The Ukrainians were not fighting “Russia” for their freedom in the early 1930s. Rather, they were fighting against the terror of Judeo-Bolshevism, which had seized Russia from the Czar with the help of organs like The New York Times and the governments of the West. To conflate Russia today with the USSR of some 80 years ago is beyond disingenuous; it is an outright lie. Again, Solzhenitsyn understood who was behind the revolution of 1917:

“You must understand. The leading Bolsheviks who took over Russia were not Russians. They hated Russians. They hated Christians. Driven by ethnic hatred they tortured and slaughtered millions of Russians without a shred of human remorse. The October Revolution was not what you call in America the ‘Russian Revolution.’ It was an invasion and conquest over the Russian people. More of my countrymen suffered horrific crimes at their bloodstained hands than any people or nation ever suffered in the entirety of human history. It cannot be understated. Bolshevism was the greatest human slaughter of all time. The fact that most of the world is ignorant of this reality is proof that the global media itself is in the hands of the perpetrators.”

In 2010, Bolshevik official Lazar Kaganovich – considered by some to be the greatest mass murderer of all time – and a number of other Jews were posthumously convicted by the Kiev appellate court over the Holodomor genocide. The international media ignored the story.

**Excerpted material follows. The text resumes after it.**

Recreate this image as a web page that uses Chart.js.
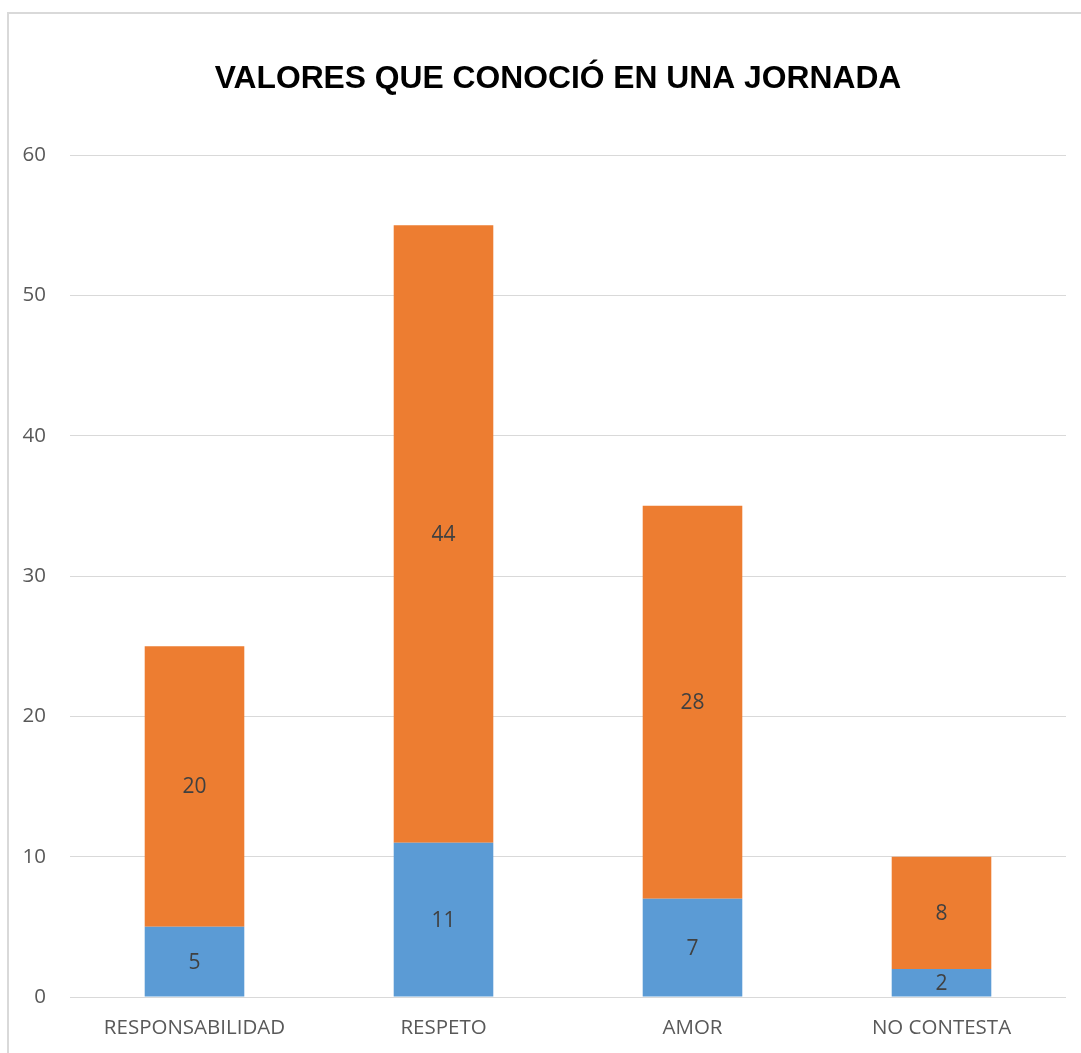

Bitter Harvest unfortunately probably will not tell the true story of The Holodomor or the wider tale of the Bolshevik Revolution. Instead, it will be used by international Jewry to bash current day Russia and support Jewish interests in Ukraine, an area some believe may one day become in fact Greater Israel. But that is another story for another day. For now, it is enough to say that The Holodomor story is being co-opted as part of The Narrative which upholds the power and interests of international Jewry.